Blue and White leader Benny Gantz and his wife wave to supporters in Tel Aviv on Sep 18. (photo: AFP)
Regardless of what new coalition government emerges, Israel has broken no new ground on resolving its largest problem.

By Richard Silverstein | Middle East Eye | Sep 18, 2019

But Israel is not a secular democracy. It is rather an ethnocracy, in which the rights of Palestinian citizens are subordinated to those of Jews. No ruling Israeli coalition has ever included Palestinian parties.

Israel’s second election in the past five months has led to yet another political stalemate. As occurred in April, the two main political parties, the far-right Likud and center-right Blue and White, fought to a virtual tie.

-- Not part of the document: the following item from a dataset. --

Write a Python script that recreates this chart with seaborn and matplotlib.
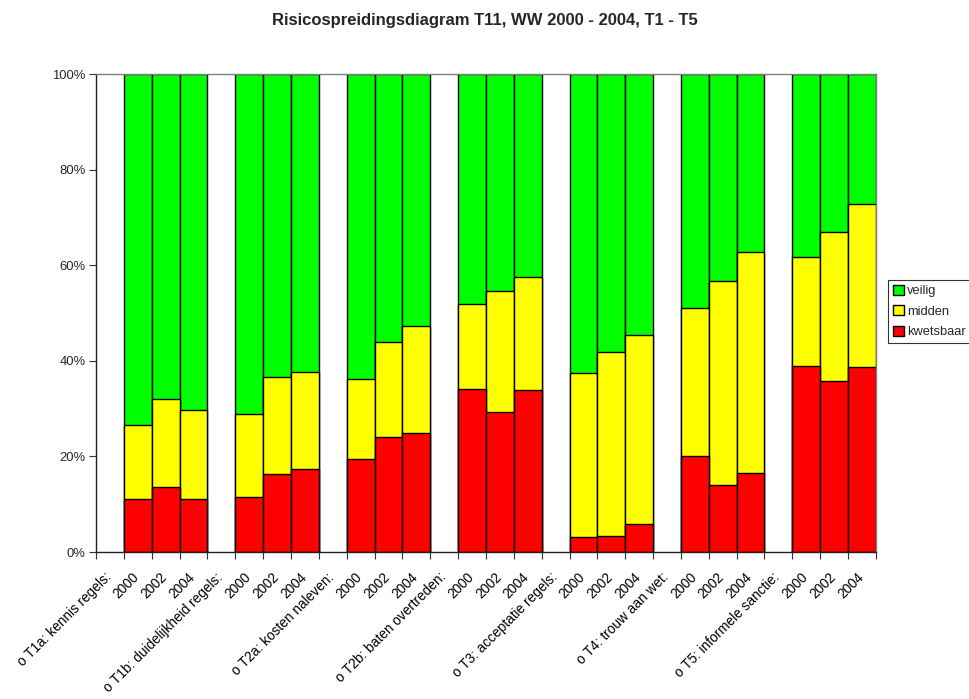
import matplotlib
matplotlib.use("Agg")
import matplotlib.pyplot as plt
import matplotlib.transforms as mtransforms
import numpy as np
import pandas as pd
import seaborn as sns
from matplotlib.patches import Patch
from matplotlib.ticker import FixedLocator, FuncFormatter

# Risk categories per indicator and survey year (percentages)
groups = [
    "o T1a: kennis regels:",
    "o T1b: duidelijkheid regels:",
    "o T2a: kosten naleven:",
    "o T2b: baten overtreden:",
    "o T3: acceptatie regels:",
    "o T4: trouw aan wet:",
    "o T5: informele sanctie:",
]
years = ["2000", "2002", "2004"]

kwetsbaar = [11.0, 13.6, 11.1, 11.5, 16.3, 17.4, 19.5, 24.0, 24.9, 34.1, 29.2, 33.9,
             3.2, 3.4, 5.8, 20.1, 14.0, 16.5, 39.0, 35.8, 38.7]
midden = [15.5, 18.4, 18.6, 17.3, 20.4, 20.2, 16.7, 19.9, 22.4, 17.8, 25.5, 23.6,
          34.3, 38.5, 39.7, 30.9, 42.8, 46.2, 22.8, 31.2, 34.1]
veilig = [73.5, 68.0, 70.3, 71.2, 63.3, 62.4, 63.8, 56.1, 52.7, 48.1, 45.3, 42.5,
          62.5, 58.1, 54.5, 49.0, 43.2, 37.3, 38.2, 33.0, 27.2]

series_names = ["veilig", "midden", "kwetsbaar"]
colors = {"veilig": "#00FF00", "midden": "#FFFF00", "kwetsbaar": "#FF0000"}

# Category slots: one label slot per indicator followed by its three years
order, tick_labels, rows = [], [], []
i = 0
for g in groups:
    order.append(g)
    tick_labels.append(g)
    for y in years:
        key = f"{g}|{y}"
        order.append(key)
        tick_labels.append(y)
        rows.append({"key": key, "kwetsbaar": kwetsbaar[i],
                     "midden": midden[i], "veilig": veilig[i]})
        i += 1
df = pd.DataFrame(rows)
df["top_kwetsbaar"] = df["kwetsbaar"]
df["top_midden"] = df["kwetsbaar"] + df["midden"]
df["top_veilig"] = df["top_midden"] + df["veilig"]

sns.set_style("white")
plt.rcParams["font.family"] = ["Liberation Sans", "DejaVu Sans"]

FS = 9.8

fig = plt.figure(figsize=(9.7, 6.99), dpi=100)
ax = fig.add_axes([0.099, 0.2103, 0.804, 0.6836])

# Stacked bars drawn as overlapping cumulative layers
for name in ["veilig", "midden", "kwetsbaar"]:
    sns.barplot(data=df, x="key", y=f"top_{name}", order=order, color=colors[name],
                saturation=1, width=1.0, edgecolor="black", linewidth=1.0,
                errorbar=None, ax=ax)

ax.set_xlim(-0.5, len(order) - 0.5)
ax.set_ylim(0, 100)
ax.set_xlabel("")
ax.set_ylabel("")

ax.set_xticks(range(len(order)))
ax.set_xticklabels(tick_labels, rotation=45, ha="right", rotation_mode="anchor",
                   fontsize=FS, color="black")
ax.tick_params(axis="x", which="major", length=0, pad=13)
# nudge the slanted labels slightly to the left
shift = mtransforms.ScaledTranslation(-4 / 72, 0, fig.dpi_scale_trans)
for lbl in ax.get_xticklabels():
    lbl.set_transform(lbl.get_transform() + shift)
ax.xaxis.set_minor_locator(FixedLocator(np.arange(-0.5, len(order), 1.0)))
ax.tick_params(axis="x", which="minor", length=5, width=0.8, color="#333333",
               direction="out", bottom=True)

ax.set_yticks([0, 20, 40, 60, 80, 100])
ax.yaxis.set_major_formatter(FuncFormatter(lambda v, p: f"{v:.0f}%"))
ax.tick_params(axis="y", length=5, width=0.8, color="#333333", direction="out",
               left=True, labelsize=9.4, pad=2.5)

for side in ["left", "bottom"]:
    ax.spines[side].set_color("#222222")
    ax.spines[side].set_linewidth(1.0)
for side in ["top", "right"]:
    ax.spines[side].set_visible(True)
    ax.spines[side].set_color("#808080")
    ax.spines[side].set_linewidth(1.0)

fig.suptitle("Risicospreidingsdiagram T11, WW 2000 - 2004, T1 - T5",
             fontsize=12, fontweight="bold", x=0.5, y=0.981)

handles = [Patch(facecolor=colors[n], edgecolor="black", linewidth=1.0) for n in series_names]
leg = fig.legend(handles, series_names, loc="upper left",
                 bbox_to_anchor=(0.9155, 0.6), fontsize=9.3, frameon=True,
                 fancybox=False, edgecolor="black", handlelength=0.8,
                 handleheight=0.8, handletextpad=0.25, borderpad=0.4,
                 labelspacing=0.62, borderaxespad=0)
leg.get_frame().set_linewidth(0.8)

fig.savefig("out.png", dpi=100)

The political kingmaker today, as he was in April, is Avigdor Lieberman of Yisrael Beiteinu. In the last election, he refused to offer his party’s seats to a Likud-led coalition headed by his once-patron and now arch-rival, Benjamin Netanyahu. This is what led to the current round of voting.

Though it is hard to predict what Lieberman will do, he is holding out for a secular “unity government” consisting of Likud and Blue and White. His main aims are to keep the Orthodox parties out of the ruling coalition and pass a military draft law to compel currently-exempt Orthodox youth to join the army.